◆ WHAT THE TASK REQUIRES
Write out the listing below without alteration, omitting its pictures.

◆ GIVEN DATA
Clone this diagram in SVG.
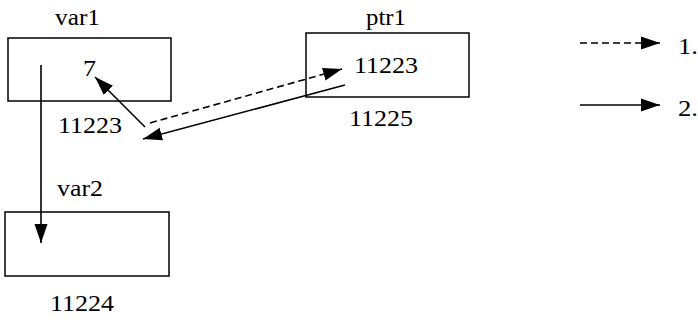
<svg xmlns="http://www.w3.org/2000/svg" width="698" height="323" viewBox="0 0 698 323">
  <defs>
    <marker id="head" markerUnits="userSpaceOnUse" markerWidth="20" markerHeight="14" refX="19" refY="7" orient="auto">
      <path d="M0,0.5 L19,7 L0,13.5 Z" fill="#000"/>
    </marker>
    <style>
      .box { fill: #fff; stroke: #000; stroke-width: 1.5; }
      .lbl { font-family: "Liberation Serif", "Times New Roman", serif; font-size: 23px; fill: #000; }
      .link { fill: none; stroke: #000; stroke-width: 1.6; marker-end: url(#head); }
      .dash { stroke-dasharray: 7 4; }
    </style>
  </defs>
  <rect width="698" height="323" fill="#fff"/>

  <!-- variables -->
  <g id="var1">
    <rect class="box" x="8" y="38" width="163" height="63"/>
    <text class="lbl" x="55" y="25" textLength="45" lengthAdjust="spacingAndGlyphs">var1</text>
    <text class="lbl" x="83" y="76" textLength="13" lengthAdjust="spacingAndGlyphs">7</text>
    <text class="lbl" x="58" y="133" textLength="64" lengthAdjust="spacingAndGlyphs">11223</text>
  </g>
  <g id="var2">
    <rect class="box" x="5" y="212" width="164" height="64"/>
    <text class="lbl" x="57" y="196" textLength="46" lengthAdjust="spacingAndGlyphs">var2</text>
    <text class="lbl" x="50" y="311" textLength="64" lengthAdjust="spacingAndGlyphs">11224</text>
  </g>
  <g id="ptr1">
    <rect class="box" x="306" y="33" width="163" height="64"/>
    <text class="lbl" x="366" y="25" textLength="40" lengthAdjust="spacingAndGlyphs">ptr1</text>
    <text class="lbl" x="354" y="73" textLength="64" lengthAdjust="spacingAndGlyphs">11223</text>
    <text class="lbl" x="349" y="126" textLength="64" lengthAdjust="spacingAndGlyphs">11225</text>
  </g>

  <!-- legend -->
  <g id="legend">
    <text class="lbl" x="678" y="54" textLength="20" lengthAdjust="spacingAndGlyphs">1.</text>
    <text class="lbl" x="678" y="116" textLength="20" lengthAdjust="spacingAndGlyphs">2.</text>
  </g>

  <!-- connectors -->
  <g id="connectors">
    <line class="link" x1="41" y1="65" x2="41" y2="243"/>
    <line class="link" x1="145" y1="127" x2="95" y2="77"/>
    <line class="link dash" x1="150" y1="123" x2="342" y2="69"/>
    <line class="link" x1="345" y1="85" x2="143" y2="139"/>
    <line class="link dash" x1="580" y1="43" x2="660" y2="43"/>
    <line class="link" x1="580" y1="105" x2="660" y2="105"/>
  </g>
</svg>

◆ ANSWER IN FULL
Clone this diagram in SVG.
<svg xmlns="http://www.w3.org/2000/svg" width="698" height="323" viewBox="0 0 698 323">
  <defs>
    <marker id="head" markerUnits="userSpaceOnUse" markerWidth="20" markerHeight="14" refX="19" refY="7" orient="auto">
      <path d="M0,0.5 L19,7 L0,13.5 Z" fill="#000"/>
    </marker>
    <style>
      .box { fill: #fff; stroke: #000; stroke-width: 1.5; }
      .lbl { font-family: "Liberation Serif", "Times New Roman", serif; font-size: 23px; fill: #000; }
      .link { fill: none; stroke: #000; stroke-width: 1.6; marker-end: url(#head); }
      .dash { stroke-dasharray: 7 4; }
    </style>
  </defs>
  <rect width="698" height="323" fill="#fff"/>

  <!-- variables -->
  <g id="var1">
    <rect class="box" x="8" y="38" width="163" height="63"/>
    <text class="lbl" x="55" y="25" textLength="45" lengthAdjust="spacingAndGlyphs">var1</text>
    <text class="lbl" x="83" y="76" textLength="13" lengthAdjust="spacingAndGlyphs">7</text>
    <text class="lbl" x="58" y="133" textLength="64" lengthAdjust="spacingAndGlyphs">11223</text>
  </g>
  <g id="var2">
    <rect class="box" x="5" y="212" width="164" height="64"/>
    <text class="lbl" x="57" y="196" textLength="46" lengthAdjust="spacingAndGlyphs">var2</text>
    <text class="lbl" x="50" y="311" textLength="64" lengthAdjust="spacingAndGlyphs">11224</text>
  </g>
  <g id="ptr1">
    <rect class="box" x="306" y="33" width="163" height="64"/>
    <text class="lbl" x="366" y="25" textLength="40" lengthAdjust="spacingAndGlyphs">ptr1</text>
    <text class="lbl" x="354" y="73" textLength="64" lengthAdjust="spacingAndGlyphs">11223</text>
    <text class="lbl" x="349" y="126" textLength="64" lengthAdjust="spacingAndGlyphs">11225</text>
  </g>

  <!-- legend -->
  <g id="legend">
    <text class="lbl" x="678" y="54" textLength="20" lengthAdjust="spacingAndGlyphs">1.</text>
    <text class="lbl" x="678" y="116" textLength="20" lengthAdjust="spacingAndGlyphs">2.</text>
  </g>

  <!-- connectors -->
  <g id="connectors">
    <line class="link" x1="41" y1="65" x2="41" y2="243"/>
    <line class="link" x1="145" y1="127" x2="95" y2="77"/>
    <line class="link dash" x1="150" y1="123" x2="342" y2="69"/>
    <line class="link" x1="345" y1="85" x2="143" y2="139"/>
    <line class="link dash" x1="580" y1="43" x2="660" y2="43"/>
    <line class="link" x1="580" y1="105" x2="660" y2="105"/>
  </g>
</svg>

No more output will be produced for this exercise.